* **AIM OF THE TASK**
Leaving out every picture, copy the lines of the data exactly, from the first through the line containing "from matplotlib.transforms import".

* **MATERIAL FOR THIS TASK**
§ §
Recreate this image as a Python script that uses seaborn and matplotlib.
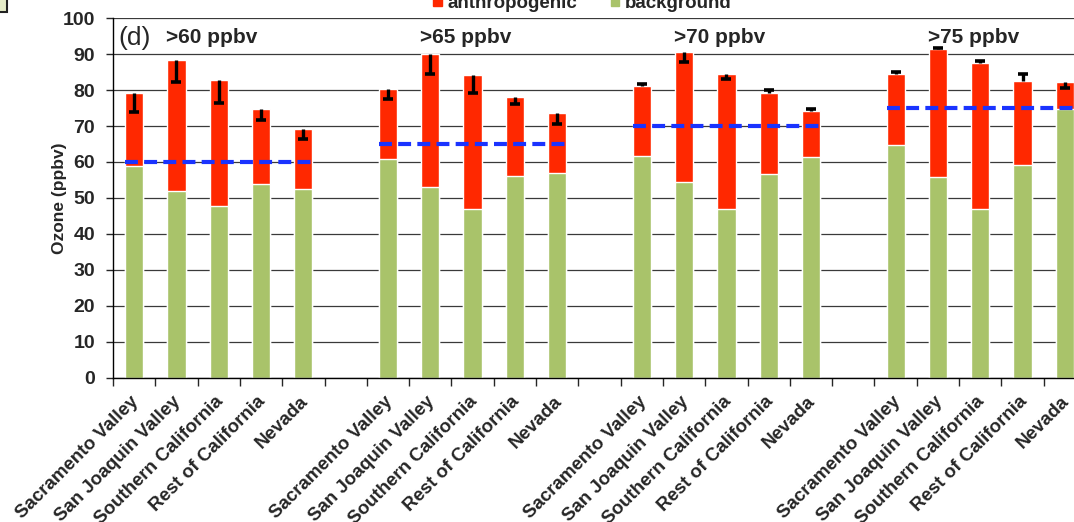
import numpy as np
import pandas as pd
import seaborn as sns
import matplotlib
matplotlib.use('Agg')  # no display in the sandbox
import matplotlib.pyplot as plt
from matplotlib.patches import Patch, Rectangle
from matplotlib.transforms import ScaledTranslation

# ---- data ----
regions = ["Sacramento Valley", "San Joaquin Valley", "Southern California",
           "Rest of California", "Nevada"]
thresholds = [60, 65, 70, 75]

# total ozone (top of the red bar) per threshold group
total = [
    [79.2, 88.3, 82.8, 74.7, 69.2],
    [80.2, 90.0, 84.1, 78.1, 73.6],
    [81.1, 90.6, 84.4, 79.3, 74.3],
    [84.4, 91.3, 87.4, 82.4, 82.1],
]
# background part (top of the green bar)
background = [
    [58.9, 52.0, 47.8, 54.0, 52.6],
    [60.8, 53.1, 47.0, 56.2, 56.9],
    [61.8, 54.5, 47.0, 56.6, 61.5],
    [64.7, 55.8, 47.0, 59.2, 74.8],
]
# error bars, below / above the top of the bar
err_minus = [
    [5.3, 6.0, 6.4, 3.0, 2.8],
    [2.8, 5.6, 4.8, 2.1, 3.0],
    [0.0, 2.7, 1.4, 0.0, 0.0],
    [0.0, 0.0, 0.0, 0.0, 1.6],
]
err_plus = [
    [0.0, 0.0, 0.0, 0.0, 0.0],
    [0.0, 0.0, 0.0, 0.0, 0.0],
    [0.7, 0.0, 0.0, 0.7, 0.4],
    [0.7, 0.4, 0.7, 2.0, 0.0],
]

RED = '#ff2800'
GREEN = '#a9c36a'
BLUE = '#1a33ff'
BAR_W = 0.43

# one slot per bar, empty slot between the threshold groups
rows = []
for g, thr in enumerate(thresholds):
    for i, reg in enumerate(regions):
        rows.append({'slot': g * 6 + i, 'region': reg, 'threshold': thr,
                     'total': total[g][i], 'background': background[g][i],
                     'minus': err_minus[g][i], 'plus': err_plus[g][i]})
df = pd.DataFrame(rows)
n_slots = len(thresholds) * 6 - 1
slots = list(range(n_slots))

sns.set_style('white')
plt.rcParams['font.family'] = ['Liberation Sans', 'DejaVu Sans']

fig = plt.figure(figsize=(10.74, 5.22), dpi=100)
ax = fig.add_axes([0.1052, 0.2759, 0.906, 0.6896])

# stacked bars: red total first, green background on top of it
sns.barplot(data=df, x='slot', y='total', order=slots, color=RED,
            width=BAR_W, saturation=1, errorbar=None, ax=ax, zorder=2)
sns.barplot(data=df, x='slot', y='background', order=slots, color=GREEN,
            width=BAR_W, saturation=1, errorbar=None, ax=ax, zorder=2)

# one-sided error bars with a cap at the far end
lo = df['total'] - df['minus']
hi = df['total'] + df['plus']
ax.vlines(df['slot'], lo, hi, color='black', lw=2.4, zorder=4)
cap_y = np.where(df['minus'] > 0, lo, hi)
ax.plot(df['slot'], cap_y, ls='none', marker='_', ms=6.5, mew=2.6,
        color='black', zorder=4)

# threshold lines and group labels
for g, thr in enumerate(thresholds):
    ax.hlines(thr, g * 6 - BAR_W / 2, g * 6 + 4 + BAR_W / 2, color=BLUE,
              lw=3, linestyles=(0, (3.1, 1.5)), zorder=5)
    ax.text(g * 6 + 1 - 0.24, 93, f'>{thr} ppbv', ha='left', va='baseline',
            fontsize=15, fontweight='bold')
ax.text(-0.38, 92.6, '(d)', ha='left', va='baseline', fontsize=19)

# axes
ax.set_xlim(-0.5, n_slots - 0.5)
ax.set_ylim(0, 100)
ax.set_yticks(range(0, 101, 10))
ax.yaxis.grid(True, color='#3a3a3a', lw=0.9)
ax.set_axisbelow(True)
ax.tick_params(axis='y', labelsize=14, length=5, width=1, pad=8,
               direction='out', left=True)
for lab in ax.get_yticklabels():
    lab.set_fontweight('bold')

labels = [df.set_index('slot')['region'].get(s, '') for s in slots]
ax.set_xticks(slots)
ax.set_xticklabels(labels, rotation=45, ha='right', rotation_mode='anchor',
                   fontsize=13.5, fontweight='bold')
ax.tick_params(axis='x', which='major', length=0, pad=11)
# labels end a little left of the bar centre
shift = ScaledTranslation(-3 / 72, 0, fig.dpi_scale_trans)
for lab in ax.get_xticklabels():
    lab.set_transform(lab.get_transform() + shift)
ax.set_xticks(np.arange(-0.5, n_slots, 1), minor=True)
ax.tick_params(axis='x', which='minor', length=6, width=1, direction='out',
               bottom=True)
ax.set_xlabel('')
ax.set_ylabel('Ozone (ppbv)', fontsize=12.5, fontweight='bold')
ax.yaxis.set_label_coords(-0.047, 0.5)

for side in ['top', 'right']:
    ax.spines[side].set_visible(False)
for side in ['left', 'bottom']:
    ax.spines[side].set_color('black')
    ax.spines[side].set_linewidth(1)

# legend, cut by the top edge like in the original
handles = [Patch(color=RED, label='anthropogenic'),
           Patch(color=GREEN, label='background')]
fig.legend(handles=handles, loc='center', bbox_to_anchor=(0.5424, 0.994),
           ncol=2, frameon=False, prop={'size': 13.5, 'weight': 'bold'},
           handlelength=0.45, handleheight=0.5, handletextpad=0.3,
           columnspacing=1.8)

# corner of the neighbouring panel
fig.patches.append(Rectangle((-0.01, 1 - 12 / 522), 0.01 + 7 / 1074, 0.05,
                             transform=fig.transFigure, facecolor='#e6edc8',
                             edgecolor='#222222', lw=1.5))

fig.savefig('out.png', dpi=100)
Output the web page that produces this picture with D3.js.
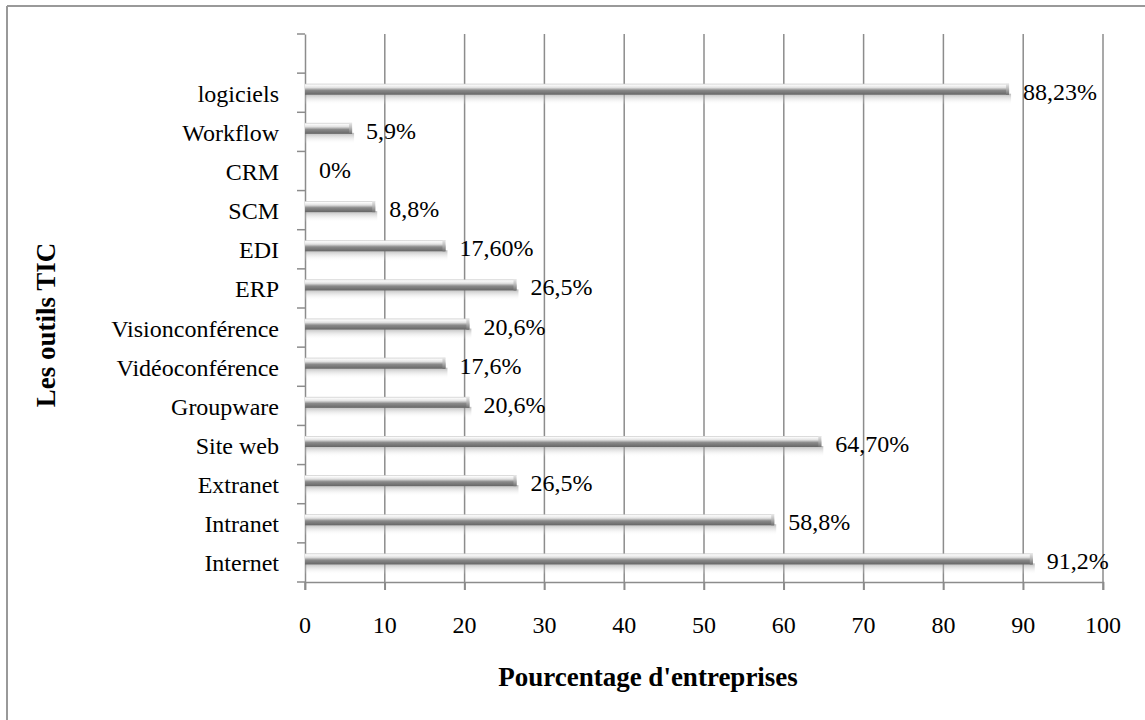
<!DOCTYPE html>
<html><head><meta charset="utf-8">
<script src="https://cdn.jsdelivr.net/npm/d3@7"></script>
<style>body{margin:0;background:#fff}svg{display:block}</style>
</head><body>
<svg id="c" width="1145" height="720"></svg>
<script>
const categories = ["", "logiciels", "Workflow", "CRM", "SCM", "EDI", "ERP", "Visionconférence", "Vidéoconférence", "Groupware", "Site web", "Extranet", "Intranet", "Internet"];
const values = [null, 88.23, 5.9, 0, 8.8, 17.6, 26.5, 20.6, 17.6, 20.6, 64.7, 26.5, 58.8, 91.2];
const valueLabels = ["", "88,23%", "5,9%", "0%", "8,8%", "17,60%", "26,5%", "20,6%", "17,6%", "20,6%", "64,70%", "26,5%", "58,8%", "91,2%"];
const xTicks = [0, 10, 20, 30, 40, 50, 60, 70, 80, 90, 100];
const xTitle = "Pourcentage d'entreprises";
const yTitle = "Les outils TIC";

const svg = d3.select("#c");
const SX = 1.0;
const FS = 24;
const font = "'Liberation Serif','Times New Roman',serif";
const grid = "#8c8c8c";

// outer frame
svg.append("line").attr("x1",7).attr("x2",1145).attr("y1",6).attr("y2",6).attr("stroke","#999").attr("stroke-width",2);
svg.append("line").attr("x1",7).attr("x2",7).attr("y1",6).attr("y2",720).attr("stroke","#999").attr("stroke-width",2);

const x = d3.scaleLinear().domain([0,100]).range([305,1103]);
const y = d3.scaleBand().domain(categories).range([34,582]);

const defs = svg.append("defs");
const g1 = defs.append("linearGradient").attr("id","bar").attr("x1",0).attr("x2",0).attr("y1",0).attr("y2",1);
[[0,"#c8c8c8"],[0.12,"#fbfbfb"],[0.35,"#e2e2e2"],[0.6,"#8a8a8a"],[1,"#666666"]].forEach(s=>g1.append("stop").attr("offset",s[0]).attr("stop-color",s[1]));
const g2 = defs.append("linearGradient").attr("id","shad").attr("x1",0).attr("x2",0).attr("y1",0).attr("y2",1);
g2.append("stop").attr("offset",0).attr("stop-color","#8a8a8a").attr("stop-opacity",0.6);
g2.append("stop").attr("offset",1).attr("stop-color","#ffffff").attr("stop-opacity",0);
const g3 = defs.append("linearGradient").attr("id","cap").attr("x1",0).attr("x2",0).attr("y1",0).attr("y2",1);
[[0,"#e8e8e8"],[0.4,"#c0c0c0"],[1,"#707070"]].forEach(s=>g3.append("stop").attr("offset",s[0]).attr("stop-color",s[1]));

// vertical gridlines
svg.append("g").selectAll("line").data(xTicks.slice(1)).join("line")
  .attr("x1",d=>x(d)).attr("x2",d=>x(d)).attr("y1",y.range()[0]).attr("y2",y.range()[1]+8)
  .attr("stroke",grid).attr("stroke-width",1.5);

// x axis
const xAxis = svg.append("g").attr("transform",`translate(0,${y.range()[1]})`)
  .call(d3.axisBottom(x).tickValues(xTicks).tickSize(8).tickFormat(""));
xAxis.select(".domain").attr("stroke",grid).attr("stroke-width",1.5);
xAxis.selectAll(".tick line").attr("stroke",grid).attr("stroke-width",1.5);

// y axis
const yAxis = svg.append("g").attr("transform",`translate(${x(0)},0)`)
  .call(d3.axisLeft(y).tickSize(0).tickFormat(""));
yAxis.select(".domain").attr("stroke",grid).attr("stroke-width",1.5);
const boundaries = categories.map(c=>y(c)).concat([y.range()[1]]);
svg.append("g").selectAll("line").data(boundaries).join("line")
  .attr("x1",x(0)-8).attr("x2",x(0)).attr("y1",d=>d).attr("y2",d=>d)
  .attr("stroke",grid).attr("stroke-width",1.5);
svg.append("line").attr("x1",x(0)).attr("x2",x(0)).attr("y1",y.range()[1]).attr("y2",y.range()[1]+8).attr("stroke",grid).attr("stroke-width",1.5);

// x tick labels
svg.append("g").selectAll("text").data(xTicks).join("text")
  .attr("transform",d=>`translate(${x(d)},633) scale(${SX},1)`)
  .attr("text-anchor","middle").attr("font-family",font).attr("font-size",FS).text(d=>d);

// y category labels
svg.append("g").selectAll("text").data(categories).join("text")
  .attr("transform",d=>`translate(279,${y(d)+y.bandwidth()/2+1}) scale(${SX},1)`)
  .attr("text-anchor","end").attr("dominant-baseline","central")
  .attr("font-family",font).attr("font-size",FS).text(d=>d);

// bars
const rows = categories.map((c,i)=>({c, v:values[i], lab:valueLabels[i]})).filter(d=>d.v!==null);
const bars = svg.append("g");
rows.forEach(d=>{
  const cy = y(d.c)+y.bandwidth()/2;
  const x0 = x(0), x1 = x(d.v);
  if (d.v > 0) {
    bars.append("rect").attr("x",x0).attr("y",cy+1).attr("width",x1-x0+2).attr("height",11).attr("fill","url(#shad)");
    bars.append("rect").attr("x",x0).attr("y",cy-9).attr("width",x1-x0).attr("height",11).attr("fill","url(#bar)");
    bars.append("rect").attr("x",x1-3).attr("y",cy-9).attr("width",3).attr("height",11).attr("fill","url(#cap)");
  }
});

// data labels
svg.append("g").selectAll("text").data(rows).join("text")
  .attr("transform",d=>`translate(${x(d.v)+14},${y(d.c)+y.bandwidth()/2-1}) scale(${SX},1)`)
  .attr("dominant-baseline","central").attr("font-family",font).attr("font-size",FS).text(d=>d.lab);

// axis titles
svg.append("text").attr("transform",`translate(648,686) scale(${SX},1)`)
  .attr("text-anchor","middle").attr("font-family",font).attr("font-weight","bold").attr("font-size",27).text(xTitle);
svg.append("text").attr("transform","translate(55,325) rotate(-90)")
  .attr("text-anchor","middle").attr("font-family",font).attr("font-weight","bold").attr("font-size",27).text(yTitle);
</script>
</body></html>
§ §
* **SOLUTION TO THIS EXERCISE**
Recreate this image as a Python script that uses seaborn and matplotlib.
import numpy as np
import pandas as pd
import seaborn as sns
import matplotlib
matplotlib.use('Agg')  # no display in the sandbox
import matplotlib.pyplot as plt
from matplotlib.patches import Patch, Rectangle
from matplotlib.transforms import ScaledTranslation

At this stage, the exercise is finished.